More coal burning would run counter to the EU's policy of reducing carbon emissions as part of the fight against climate change.
Member states, with powerful industry interests, have confused the issue by pursuing their own agendas and in some cases, strengthening Russia's hand and effectively siding against Ukraine.
Austrian energy firm OMV agreed last week with Russia's state-controlled Gazprom that Russia's giant South Stream pipeline would be routed to the Baumgarten gas hub in Austria, outmanoeuvring Italy which had wanted it to end there.
The pipeline would ship gas directly to Europe, making Ukraine all but irrelevant. The Commission has said it flouts EU law and has frozen talks on how to make it comply.
While some EU interests work bilaterally with Russia, others have been trying to toughen EU unity.
Poland, which borders on Ukraine, has put forward a plan for EU-wide cooperation over gas-buying to try to counter Russia's divide and rule policy.
But a source who attended Monday's talks said Oettinger had distanced himself from the Polish plan.
Because of the deep mutual dependency, at a political level, EU governments are loath to place sanctions on Russia's energy sector and analysts say Europe needs to separate energy from the debate altogether if it wants to solve the crisis over Ukraine.
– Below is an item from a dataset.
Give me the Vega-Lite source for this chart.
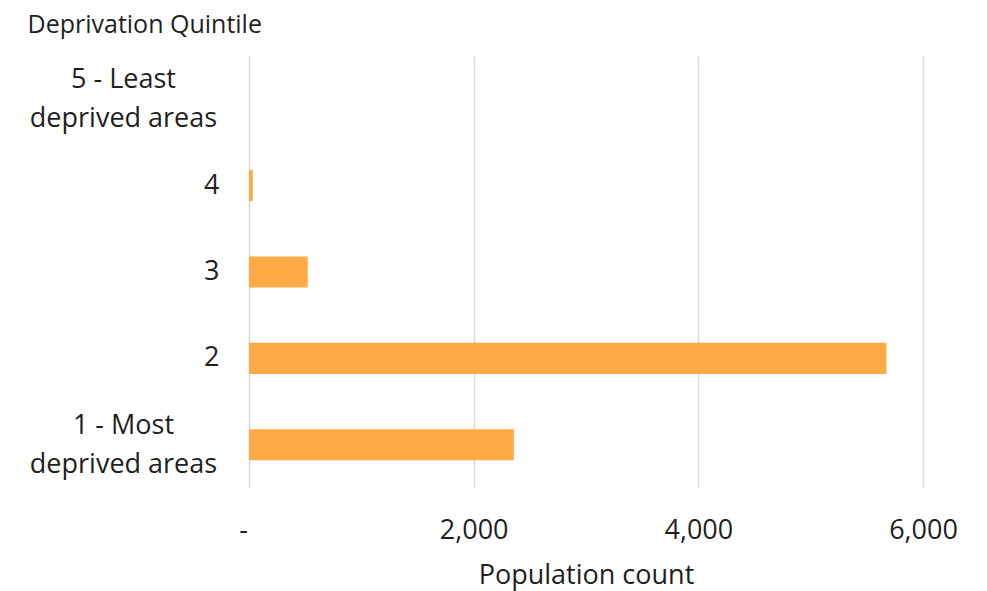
{
  "$schema": "https://vega.github.io/schema/vega-lite/v6.json",
  "autosize": "none",
  "width": 674,
  "height": 432,
  "padding": {"left": 249, "top": 56, "right": 64, "bottom": 103},
  "background": "white",
  "config": {
    "view": {"stroke": null},
    "font": "Open Sans"
  },
  "data": {
    "values": [
      {"quintile": "5 - Least deprived areas", "population": 0},
      {"quintile": "4", "population": 34},
      {"quintile": "3", "population": 523},
      {"quintile": "2", "population": 5675},
      {"quintile": "1 - Most deprived areas", "population": 2358}
    ]
  },
  "mark": {"type": "bar", "color": "#FFAB45"},
  "encoding": {
    "y": {
      "field": "quintile",
      "type": "nominal",
      "sort": ["5 - Least deprived areas", "4", "3", "2", "1 - Most deprived areas"],
      "scale": {"paddingInner": 0.64, "paddingOuter": 0.32},
      "axis": {
        "title": "Deprivation Quintile",
        "titleAngle": 0,
        "titleAlign": "left",
        "titleBaseline": "alphabetic",
        "titleX": -222,
        "titleY": -24,
        "titleFont": "Open Sans",
        "titleFontSize": 25,
        "titleFontWeight": "normal",
        "titleColor": "#1f1f1f",
        "domain": false,
        "ticks": false,
        "grid": false,
        "labelFont": "Open Sans",
        "labelFontSize": 27,
        "labelColor": "#1f1f1f",
        "labelLineHeight": 39,
        "labelLimit": 300,
        "labelExpr": "indexof(datum.value, ' deprived') > 0 ? [slice(datum.value, 0, indexof(datum.value, ' deprived')), 'deprived areas'] : datum.value",
        "labelAlign": {"condition": {"test": "length(datum.value) > 2", "value": "center"}, "value": "right"},
        "labelPadding": {"condition": {"test": "length(datum.value) > 2", "value": 126}, "value": 30},
        "labelOffset": {"condition": {"test": "length(datum.value) > 2", "value": -19}, "value": 0}
      }
    },
    "x": {
      "field": "population",
      "type": "quantitative",
      "scale": {"domain": [0, 6000], "nice": false},
      "axis": {
        "title": "Population count",
        "titleFont": "Open Sans",
        "titleFontSize": 27,
        "titleFontWeight": "normal",
        "titleColor": "#1f1f1f",
        "titlePadding": 19,
        "values": [0, 2000, 4000, 6000],
        "labelFlush": false,
        "labelExpr": "datum.value == 0 ? '-' : format(datum.value, ',')",
        "labelOffset": {"condition": {"test": "datum.value == 0", "value": -6}, "value": 0},
        "labelFont": "Open Sans",
        "labelFontSize": 27,
        "labelColor": "#1f1f1f",
        "labelPadding": 29,
        "domain": false,
        "ticks": false,
        "grid": true,
        "gridColor": "#d9d9d9",
        "gridWidth": 1.5
      }
    }
  }
}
"Making this about energy is a fundamentally wrong choice in my view, because Europe will bear the costs and the outcomes of this trajectory are highly uncertain," said Tim Boersma, a fellow in the Energy Security Initiative at the Brookings Institution, a Washington thinktank.
Russia provides around a third of EU gas imports, roughly half of which is piped via Ukraine. On average, Russia gets $5 billion per month in revenue from gas exports to the EU.
EU dependency is expected to increase rather than shrink as its domestic production dwindles.
For its part Russia has also been taking steps to find new markets, as well as developing routes that bypass Ukraine.
It says negotiations on a supply contact with China are in their final stages and could be signed this month.
But for both sides, Russia and the European Union, doing without each other is a distant and costly prospect.
Russian President Vladimir Putin has warned Russia could cut off supplies to Ukraine unless it starts to pay off a gas debt, which Gazprom says stands at $3.5 billion.